India bond yields seen a tad down on bets of rate cut

Published February 4, 2025 Updated February 4, 2025 10:41am
By

MUMBAI: Indian government bond prices are likely to open marginally higher on Tuesday as investors await a widely expected interest rate cut from the central bank later this week.

The 10-year bond yield is likely to move between 6.64% and 6.68%, a trader with a private bank said, compared with the previous close of 6.6665%.

“Market has been taken over by bulls and barring some profit-taking, there is not much selling interest, so we could see a further nudge downwards to bond yields,” the trader said.

The Reserve Bank of India more than doubled bond purchases in the secondary market, with its net purchases reaching 208.50 billion rupees ($2.40 billion) in the week ended Jan. 24, after buying bonds worth 101.75 billion rupees in the previous week.

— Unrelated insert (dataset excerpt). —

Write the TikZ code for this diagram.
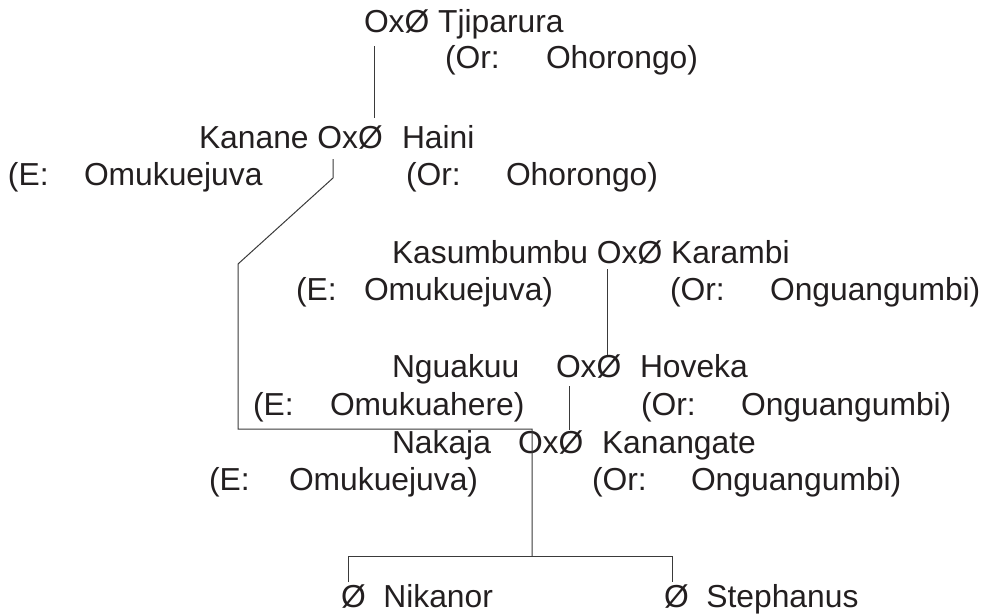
\documentclass[tikz,border=0pt]{standalone}
\usepackage{fontspec}
\setmainfont{Liberation Sans}
\definecolor{txt}{HTML}{231F20}
\definecolor{ln}{HTML}{3A3A3A}
\begin{document}
\begin{tikzpicture}[x=1pt,y=-1pt,
  lbl/.style={anchor=base west, inner sep=0pt, outer sep=0pt, text=txt, font=\fontsize{31.8}{36}\selectfont},
  conn/.style={draw=ln, line width=1pt}]
\useasboundingbox (0,0) rectangle (982,614);
% generation 1
\node[lbl] (t1) at (364,32) {OxØ Tjiparura};
\node[lbl] (t1a) at (445,68) {(Or:};
\node[lbl] (t1b) at (546,68) {Ohorongo)};
% generation 2
\node[lbl] (k1) at (199,148) {Kanane OxØ};
\node[lbl] (k2) at (402,148) {Haini};
\node[lbl] (k3) at (8,185) {(E:};
\node[lbl] (k4) at (84,185) {Omukuejuva};
\node[lbl] (k5) at (406,185) {(Or:};
\node[lbl] (k6) at (506,185) {Ohorongo)};
% Kasumbumbu
\node[lbl] (s1) at (392,263) {Kasumbumbu OxØ Karambi};
\node[lbl] (s4) at (296,300) {(E:};
\node[lbl] (s5) at (364,300) {Omukuejuva)};
\node[lbl] (s6) at (670,300) {(Or:};
\node[lbl] (s7) at (770,300) {Onguangumbi)};
% Nguakuu
\node[lbl] (n1) at (392,377) {Nguakuu};
\node[lbl] (n2) at (556,377) {OxØ};
\node[lbl] (n3) at (640,377) {Hoveka};
\node[lbl] (n4) at (253,415) {(E:};
\node[lbl] (n5) at (330,415) {Omukuahere)};
\node[lbl] (n6) at (641,415) {(Or:};
\node[lbl] (n7) at (741,415) {Onguangumbi)};
% Nakaja
\node[lbl] (m1) at (392,453) {Nakaja};
\node[lbl] (m2) at (518,453) {OxØ};
\node[lbl] (m3) at (602,453) {Kanangate};
\node[lbl] (m4) at (209,490) {(E:};
\node[lbl] (m5) at (289,490) {Omukuejuva)};
\node[lbl] (m6) at (592,490) {(Or:};
\node[lbl] (m7) at (691,490) {Onguangumbi)};
% children
\node[lbl] (c1) at (341,607) {Ø\ \ Nikanor};
\node[lbl] (c2) at (664,607) {Ø\ \ Stephanus};
% connector points
\coordinate (a1) at (374,46);
\coordinate (a2) at (374,118);
\coordinate (b1) at (333,159);
\coordinate (b2) at (333,178);
\coordinate (b3) at (238,264);
\coordinate (b4) at (238,429);
\coordinate (b5) at (532,429);
\coordinate (b6) at (532,556);
\coordinate (r1) at (607,269);
\coordinate (r2) at (607,355);
\coordinate (h1) at (569,386);
\coordinate (h2) at (569,430);
\coordinate (d1) at (348,556);
\coordinate (d2) at (672,556);
\coordinate (e1) at (348,582);
\coordinate (e2) at (672,582);
\draw[conn] (a1) -- (a2);
\draw[conn] (b1) -- (b2) -- (b3) -- (b4) -- (b5) -- (b6);
\draw[conn] (r1) -- (r2);
\draw[conn] (h1) -- (h2);
\draw[conn] (e1) -- (d1) -- (d2) -- (e2);
\end{tikzpicture}
\end{document}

It has also bought bonds worth 200 billion rupees in an open market auction as part of its liquidity infusion package.

Of the total purchases, one-fourth comprised the benchmark paper.

The RBI conducted a $5.1 billion forex swap last week.

It will also undertake a 56-day variable rate repo on Feb. 7, followed by additional bond purchases worth 400 billion rupees later this month.

Indian bond yields dip on optimism around central bank’s purchases, rate move

The RBI’s policy decision is due on Feb. 7, and economists are expecting a 25-basis-point rate cut.

Meanwhile, Sandeep Yadav, head of fixed income at DSP Mutual Fund, said the 10-year bond has become attractive, which will get a push from the central bank’s bond purchases as well as the anticipated rate cut.

India is targeting a gross borrowing of 14.82 trillion rupees in the next financial year, up from 14.01 trillion rupees this year, but market participants expect the supply would be absorbed without any major impact on yields.